> _What you will do_:
Show every line below where "this" can be found.

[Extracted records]
>> Start

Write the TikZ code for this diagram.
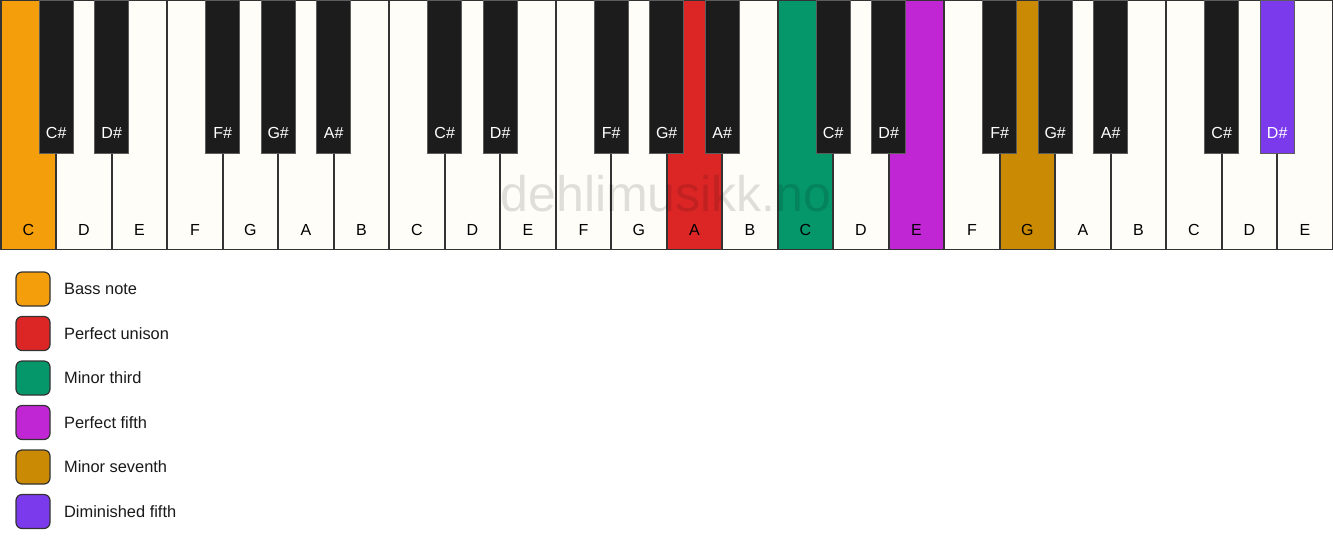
\documentclass[tikz,border=0pt]{standalone}
\usepackage{fontspec}
\setmainfont{Liberation Sans}
\definecolor{kOr}{HTML}{F59E0B}
\definecolor{kRed}{HTML}{DC2626}
\definecolor{kGrn}{HTML}{059669}
\definecolor{kPur}{HTML}{C026D3}
\definecolor{kGold}{HTML}{CA8A04}
\definecolor{kVio}{HTML}{7C3AED}
\definecolor{kW}{HTML}{FFFDF8}
\definecolor{kB}{HTML}{1C1C1C}
\definecolor{kLine}{HTML}{333333}
\begin{document}
\begin{tikzpicture}[x=1pt,y=-1pt,
  whitekey/.style={draw=kLine, line width=1.6pt, inner sep=0pt, outer sep=0pt,
    minimum width=55.5pt, minimum height=249pt, anchor=north west},
  blackkey/.style={draw=kLine!80!white, line width=1pt, inner sep=0pt, outer sep=0pt,
    minimum width=34pt, minimum height=153pt, anchor=north},
  wlabel/.style={font=\fontsize{16}{16}\selectfont, text=black},
  blabel/.style={font=\fontsize{16}{16}\selectfont, text=white},
  legbox/.style={draw=kLine, line width=1.2pt, rounded corners=6pt, minimum width=34pt,
    minimum height=34pt, inner sep=0pt},
  legtext/.style={font=\fontsize{16.4}{16.4}\selectfont, anchor=west, text=black!90}]
\useasboundingbox (0,0) rectangle (1333,550);
\fill[white] (0,0) rectangle (1333,550);
% white keys
\foreach \i/\n/\c in {0/C/kOr,1/D/kW,2/E/kW,3/F/kW,4/G/kW,5/A/kW,6/B/kW,
  7/C/kW,8/D/kW,9/E/kW,10/F/kW,11/G/kW,12/A/kRed,13/B/kW,
  14/C/kGrn,15/D/kW,16/E/kPur,17/F/kW,18/G/kGold,19/A/kW,20/B/kW,
  21/C/kW,22/D/kW,23/E/kW}{
  \node[whitekey, fill=\c] (w\i) at ({0.7+\i*55.5},0.5) {};
  \node[wlabel] (wl\i) at ([yshift=19.5pt]w\i.south) {\n};
}
% watermark
\node[font=\fontsize{50}{50}\selectfont, text=black, opacity=0.12, anchor=base] (wm) at (666,211) {dehlimusikk.no};
% black keys
\foreach \i/\n/\c in {0/C\#/kB,1/D\#/kB,3/F\#/kB,4/G\#/kB,5/A\#/kB,
  7/C\#/kB,8/D\#/kB,10/F\#/kB,11/G\#/kB,12/A\#/kB,
  14/C\#/kB,15/D\#/kB,17/F\#/kB,18/G\#/kB,19/A\#/kB,
  21/C\#/kB,22/D\#/kVio}{
  \node[blackkey, fill=\c] (b\i) at (w\i.north east) {};
  \node[blabel] (bl\i) at ([yshift=21pt]b\i.south) {\n};
}
% legend
\foreach \k/\c/\t/\y in {1/kOr/Bass note/289,2/kRed/Perfect unison/333.5,
  3/kGrn/Minor third/378,4/kPur/Perfect fifth/422.5,
  5/kGold/Minor seventh/467,6/kVio/Diminished fifth/511.5}{
  \node[legbox, fill=\c] (lb\k) at (33,\y) {};
  \node[legtext] (lt\k) at ([xshift=10pt]lb\k.east) {\t};
}
\end{tikzpicture}
\end{document}
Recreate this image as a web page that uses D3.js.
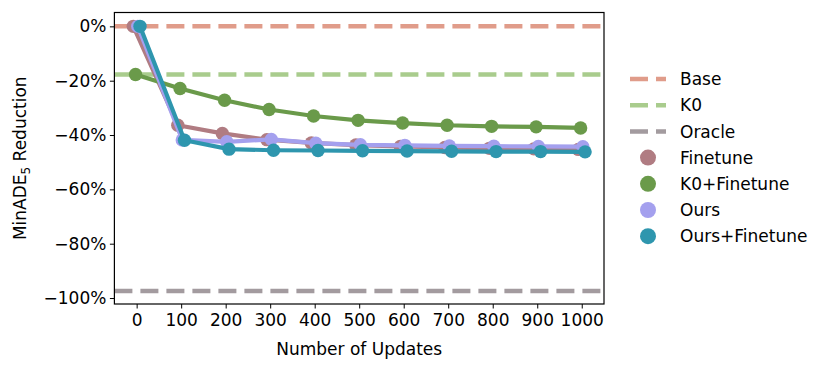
<!DOCTYPE html>
<html><head><meta charset="utf-8">
<script src="https://cdn.jsdelivr.net/npm/d3@7"></script>
<style>body{margin:0;background:#fff}svg{display:block}text{font-family:"DejaVu Sans",sans-serif;fill:#000}</style>
</head><body><svg id="c" width="831" height="371"></svg>
<script>
const categories = [0,100,200,300,400,500,600,700,800,900,1000];
const yTicks = [0,-20,-40,-60,-80,-100];
const refNames = ["Base","K0","Oracle"];
const refValues = [0,-17.7,-97.4];
const refColors = ["#e09c8a","#a9cc8d","#a39b9f"];
const seriesNames = ["Finetune","K0+Finetune","Ours","Ours+Finetune"];
const seriesColors = ["#b07c82","#6a9a4a","#a4a0ee","#2e96ae"];
const finetune = [0,-36.4,-39.4,-41.7,-42.9,-43.7,-44.2,-44.6,-44.9,-45.1,-45.3];
const k0Finetune = [-17.7,-22.9,-27.2,-30.6,-33.0,-34.6,-35.6,-36.4,-36.8,-37.0,-37.4];
const ours = [0,-41.8,-42.5,-41.6,-43.0,-43.6,-43.8,-44.0,-44.1,-44.2,-44.3];
const oursFinetune = [0,-41.9,-45.2,-45.6,-45.7,-45.8,-45.9,-46.0,-46.1,-46.1,-46.2];
const seriesValues = [finetune,k0Finetune,ours,oursFinetune];

const FS = "17px";
const svg = d3.select("#c");
const L=114.4,R=604,T=12.5,B=304;
const x = d3.scaleLinear().domain([-0.5,categories.length-0.5]).range([L,R]);
const y = d3.scaleLinear().domain([-102.2,5.1]).range([B,T]);
const dodge = [-0.075,-0.025,0.025,0.075];

refValues.forEach((v,i)=>{
  svg.append("line").attr("x1",L).attr("x2",R).attr("y1",y(v)).attr("y2",y(v))
    .attr("stroke",refColors[i]).attr("stroke-width",4.5).attr("stroke-dasharray","18,8");
});
seriesValues.forEach((vals,s)=>{
  const line = d3.line().x((d,i)=>x(i+dodge[s])).y(d=>y(d));
  svg.append("path").attr("d",line(vals)).attr("fill","none").attr("stroke",seriesColors[s]).attr("stroke-width",4.2).attr("stroke-linejoin","round");
  svg.selectAll(null).data(vals).enter().append("circle")
    .attr("cx",(d,i)=>x(i+dodge[s])).attr("cy",d=>y(d)).attr("r",6.7).attr("fill",seriesColors[s]);
});
const xa = svg.append("g").attr("transform",`translate(0,${B})`)
  .call(d3.axisBottom(x).tickValues(d3.range(categories.length)).tickFormat(i=>categories[i]).tickSize(4.5).tickPadding(3).tickSizeOuter(0));
const ya = svg.append("g").attr("transform",`translate(${L},0)`)
  .call(d3.axisLeft(y).tickValues(yTicks).tickFormat(d=>(d<0?"\u2212"+(-d):d)+"%").tickSize(4.5).tickPadding(3.5).tickSizeOuter(0));
[xa,ya].forEach(g=>{g.select(".domain").remove();g.selectAll("text").attr("font-size",FS).attr("font-family","DejaVu Sans").attr("fill","#000");g.selectAll("line").attr("stroke","#000").attr("stroke-width",1);});
xa.selectAll("text").attr("dy","0.85em");
svg.append("rect").attr("x",L).attr("y",T).attr("width",R-L).attr("height",B-T).attr("fill","none").attr("stroke","#000").attr("stroke-width",1.2);

svg.append("text").attr("x",(L+R)/2).attr("y",355).attr("text-anchor","middle").attr("font-size",FS).text("Number of Updates");
const yl = svg.append("text").attr("transform",`translate(26,${(T+B)/2}) rotate(-90)`).attr("text-anchor","middle").attr("font-size",FS);
yl.append("tspan").text("MinADE");
yl.append("tspan").attr("font-size","12px").attr("dy","4").text("5");
yl.append("tspan").attr("dy","-4").text(" Reduction");

const lx=630, ly0=79, ls=26.2;
refNames.forEach((n,i)=>{
  const yy=ly0+i*ls;
  svg.append("line").attr("x1",lx).attr("x2",666).attr("y1",yy).attr("y2",yy).attr("stroke",refColors[i]).attr("stroke-width",4.5).attr("stroke-dasharray","18,8");
  svg.append("text").attr("x",680).attr("y",yy).attr("dy","0.36em").attr("font-size",FS).text(n);
});
seriesNames.forEach((n,i)=>{
  const yy=ly0+(i+3)*ls;
  svg.append("circle").attr("cx",648).attr("cy",yy).attr("r",8).attr("fill",seriesColors[i]);
  svg.append("text").attr("x",680).attr("y",yy).attr("dy","0.36em").attr("font-size",FS).text(n);
});
</script></body></html>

>> End

> _Result of the task_:
Write the TikZ code for this diagram.
Recreate this image as a web page that uses D3.js.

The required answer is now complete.